Set problem
Transcribe the material word for word, but without the images.

Raw data
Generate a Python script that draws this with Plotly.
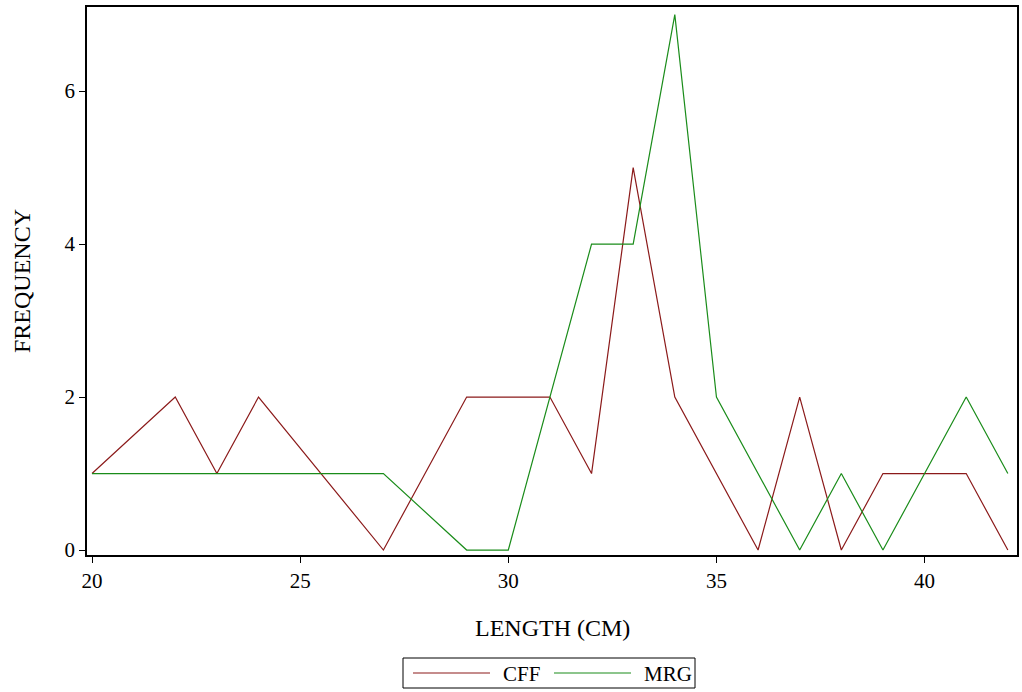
import plotly.graph_objects as go

cff_x = [20, 22, 23, 24, 27, 29, 31, 32, 33, 34, 36, 37, 38, 39, 41, 42]
cff_y = [1, 2, 1, 2, 0, 2, 2, 1, 5, 2, 0, 2, 0, 1, 1, 0]
mrg_x = [20, 27, 29, 30, 32, 33, 34, 35, 37, 38, 39, 41, 42]
mrg_y = [1, 1, 0, 0, 4, 4, 7, 2, 0, 1, 0, 2, 1]

series_names = ["CFF", "MRG"]
series_colors = ["#8B1A1A", "#1A8C1A"]

x_ticks = [20, 25, 30, 35, 40]
y_ticks = [0, 2, 4, 6]

font_family = "Liberation Serif"

W, H = 1022, 692
ML, MR, MT, MB = 87, 5, 7, 137
PW, PH = W - ML - MR, H - MT - MB


def px_x(p):
    return (p - ML) / PW


def px_y(p):
    return (H - MB - p) / PH


fig = go.Figure()
for name, xs, ys, col in zip(series_names, [cff_x, mrg_x], [cff_y, mrg_y], series_colors):
    fig.add_trace(go.Scatter(x=xs, y=ys, mode="lines", name=name,
                             line=dict(color=col, width=1.2), showlegend=False))

axis_common = dict(showgrid=False, zeroline=False, showline=True, linecolor="black",
                   linewidth=1.5, mirror=True, ticks="outside", ticklen=6,
                   tickcolor="black", tickwidth=1, automargin=False,
                   tickfont=dict(family=font_family, size=21, color="black"))

# legend (drawn manually to mimic the boxed SAS-style legend)
shapes = [dict(type="rect", xref="paper", yref="paper",
               x0=px_x(403), x1=px_x(695), y0=px_y(688), y1=px_y(658),
               line=dict(color="black", width=1), fillcolor="white")]
annotations = [
    dict(text="LENGTH (CM)", xref="paper", yref="paper", x=0.5, y=0,
         xanchor="center", yanchor="middle", yshift=-73, showarrow=False,
         font=dict(family=font_family, size=24, color="black")),
    dict(text="FREQUENCY", xref="paper", yref="paper", x=0, y=0.5,
         xanchor="center", yanchor="middle", xshift=-65, textangle=-90,
         showarrow=False, font=dict(family=font_family, size=24, color="black")),
]
leg_line_starts = [413, 554]
leg_text_starts = [501, 642]
for name, col, ls, ts in zip(series_names, series_colors, leg_line_starts, leg_text_starts):
    shapes.append(dict(type="line", xref="paper", yref="paper",
                       x0=px_x(ls), x1=px_x(ls + 77), y0=px_y(673), y1=px_y(673),
                       line=dict(color=col, width=1.2)))
    annotations.append(dict(text=name, xref="paper", yref="paper",
                            x=px_x(ts), y=px_y(674), xanchor="left", yanchor="middle",
                            showarrow=False,
                            font=dict(family=font_family, size=21, color="black")))

fig.update_layout(
    width=W, height=H,
    margin=dict(l=ML, r=MR, t=MT, b=MB),
    paper_bgcolor="white", plot_bgcolor="white",
    font=dict(family=font_family, color="black"),
    xaxis=dict(range=[19.88, 42.22], tickvals=x_ticks, **axis_common),
    yaxis=dict(range=[-0.065, 7.1], tickvals=y_ticks, **axis_common),
    showlegend=False,
    shapes=shapes,
    annotations=annotations,
)

fig.write_html("out.html")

Full output
Generate a Python script that draws this with Plotly.
import plotly.graph_objects as go

cff_x = [20, 22, 23, 24, 27, 29, 31, 32, 33, 34, 36, 37, 38, 39, 41, 42]
cff_y = [1, 2, 1, 2, 0, 2, 2, 1, 5, 2, 0, 2, 0, 1, 1, 0]
mrg_x = [20, 27, 29, 30, 32, 33, 34, 35, 37, 38, 39, 41, 42]
mrg_y = [1, 1, 0, 0, 4, 4, 7, 2, 0, 1, 0, 2, 1]

series_names = ["CFF", "MRG"]
series_colors = ["#8B1A1A", "#1A8C1A"]

x_ticks = [20, 25, 30, 35, 40]
y_ticks = [0, 2, 4, 6]

font_family = "Liberation Serif"

W, H = 1022, 692
ML, MR, MT, MB = 87, 5, 7, 137
PW, PH = W - ML - MR, H - MT - MB


def px_x(p):
    return (p - ML) / PW


def px_y(p):
    return (H - MB - p) / PH


fig = go.Figure()
for name, xs, ys, col in zip(series_names, [cff_x, mrg_x], [cff_y, mrg_y], series_colors):
    fig.add_trace(go.Scatter(x=xs, y=ys, mode="lines", name=name,
                             line=dict(color=col, width=1.2), showlegend=False))

axis_common = dict(showgrid=False, zeroline=False, showline=True, linecolor="black",
                   linewidth=1.5, mirror=True, ticks="outside", ticklen=6,
                   tickcolor="black", tickwidth=1, automargin=False,
                   tickfont=dict(family=font_family, size=21, color="black"))

# legend (drawn manually to mimic the boxed SAS-style legend)
shapes = [dict(type="rect", xref="paper", yref="paper",
               x0=px_x(403), x1=px_x(695), y0=px_y(688), y1=px_y(658),
               line=dict(color="black", width=1), fillcolor="white")]
annotations = [
    dict(text="LENGTH (CM)", xref="paper", yref="paper", x=0.5, y=0,
         xanchor="center", yanchor="middle", yshift=-73, showarrow=False,
         font=dict(family=font_family, size=24, color="black")),
    dict(text="FREQUENCY", xref="paper", yref="paper", x=0, y=0.5,
         xanchor="center", yanchor="middle", xshift=-65, textangle=-90,
         showarrow=False, font=dict(family=font_family, size=24, color="black")),
]
leg_line_starts = [413, 554]
leg_text_starts = [501, 642]
for name, col, ls, ts in zip(series_names, series_colors, leg_line_starts, leg_text_starts):
    shapes.append(dict(type="line", xref="paper", yref="paper",
                       x0=px_x(ls), x1=px_x(ls + 77), y0=px_y(673), y1=px_y(673),
                       line=dict(color=col, width=1.2)))
    annotations.append(dict(text=name, xref="paper", yref="paper",
                            x=px_x(ts), y=px_y(674), xanchor="left", yanchor="middle",
                            showarrow=False,
                            font=dict(family=font_family, size=21, color="black")))

fig.update_layout(
    width=W, height=H,
    margin=dict(l=ML, r=MR, t=MT, b=MB),
    paper_bgcolor="white", plot_bgcolor="white",
    font=dict(family=font_family, color="black"),
    xaxis=dict(range=[19.88, 42.22], tickvals=x_ticks, **axis_common),
    yaxis=dict(range=[-0.065, 7.1], tickvals=y_ticks, **axis_common),
    showlegend=False,
    shapes=shapes,
    annotations=annotations,
)

fig.write_html("out.html")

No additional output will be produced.